Orang yang menghilang dan orang yang kehilangan
Hilang
v (hi.lang)
Dalam KBBI VI,
‘hilang’ punya banyak makna; tidak ada lagi, tidak kelihatan, tidak ada lagi
perasaan & kepercayaan, tidak dikenang lagi, tidak diingat lagi, tidak
kedengaran lagi, dan meninggal.
Tapi, yang
terakhir itu bukan topik bahasan kita kali ini.
Sejauh yang
aku tau, orang yang menghilang ada banyak alasannya. Aku sendiri pernah
menghilang ketika SMA, walau menghilangnya dari sosmed. Alasanku menghilang
adalah untuk menemukan lagi damai dan memiliki kebebasan untuk memilih mana yang
ingin ku lihat dan mana yang tidak ingin ku lihat di sosmed.
Aku sempat dicari
dan sempat dipertanyakan. Kenapa tiba-tiba unfollow? Tentunya selama mereka
masih bisa melihat aku, pertanyaan itu akan selalu punya jawabannya.
Tapi jika yang
menghilang adalah raganya juga, bagaimana pertanyaan itu akan terjawab?

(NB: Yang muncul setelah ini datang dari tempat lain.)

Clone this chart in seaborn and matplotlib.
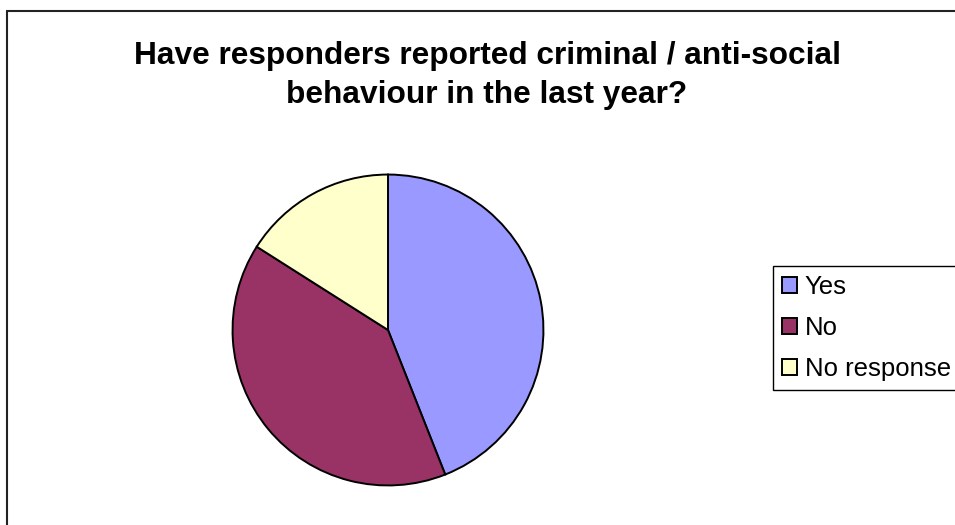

Dulu, aku pernah mencari seseorang yang sempat menghilang. Mencari dengan sungguh-sungguh sampai aku sempat-sempatnya mengaktifkan lagi ponsel china jadul-ku untuk menemukan kontak yang mungkin untuk ku hubungi, dan berhasil. Hari, pekan, bulan, dan tahun berlalu. Ada hal-hal yang tak lagi sama seperti dulu. Dan adakalanya juga air beriak, tak senantiasa tenang.
Sepertinya karena sama-sama lelah, ternyata tanpa disadari telah memilih untuk saling melupakan. Hari itu, akhir bulan Juni 2023, sekitar 6 bulan sejak kami terakhir kali mengobrol lewat WhatsApp. Tiba-tiba seseorang menghilang dari seluruh jangkauanku. Aku cukup terkejut, tapi entah kenapa rasanya tidak asing, seperti sudah biasa. Sebelum dan sesudah itu terjadi, kenyataannya memang sudah saling diam, kan?
Januari 2024, tepat setahun sejak aku memilih bungkam dan menyerah. Aku tidak pernah tau alasan menghilangnya seseorang, dan aku juga menolak untuk mencari tau.
Sebuah konsep yang aku percayai tentang kehidupan ini adalah orang-orang selalu datang
dan pergi. Mungkin sebagian datang dan mampir untuk waktu yang cukup lama
hingga kita mengira ia akan bertahan selamanya. Tapi bagaimana, jika hidup dan
takdir itu sendiri bukanlah kita yang menulisnya?
Sebuah diskusi bersama seorang teman lama membuatku menarik sebuah kesimpulan brilian; pada akhirnya, pertemanan menjadi sesuatu yang hanya bisa disyukuri. Kadang kesetiaanmu untuk bertahan pada satu orang saja, masih dikalahkan oleh mereka yang mampu membuatnya nyaman.
Aku, dalam menghadapi menghilangnya seseorang, hanya berpegang pada satu prinsip. Jika Allah menjauhkan seseorang darimu, mungkin ia tidak baik untuk urusanmu, secara ukhrawi ataupun duniawi. Atau sebaliknya, barangkali engkaulah yang Allah jauhkan dari seseorang karena dirimu tidak memberikan kebaikan untuknya.
Opsi pertama hendaknya disikapi dengan rasa syukur dan opsi kedua hendaknya disikapi dengan banyak memperbaiki diri.
Jadi, apalah arti kehilangan? Saat tak ada satupun yang benar-benar kita miliki dikehidupan ini. Aku pikir, tak perlu untuk merasa kehilangan akan seseorang, terutama atas mereka yang memang memilih pergi tanpa ingin ditunggu untuk kembali, juga mereka yang memang sengaja menghilang dan tak ingin untuk dicari lagi.
Mungkin
suatu saat nanti, ia akan muncul lagi atau ternyata berhasil membaca ini. Harapanku
hanya satu, semoga kita sama-sama menuju sebuah bahagia walaupun menempuh jalan
terpisah dan bersama orang yang berbeda. Aku juga ingin bilang, bahwa hadirnya
sudah memberikan sangat banyak pelajaran dihidupku, memperjelas penglihatanku
untuk melihat bolong dalam diri dan memberikan banyak kesempatan untuk
menambal kekurangan-kekurangan itu.
Kalau kamu, punya cerita apa tentang ‘hilang’?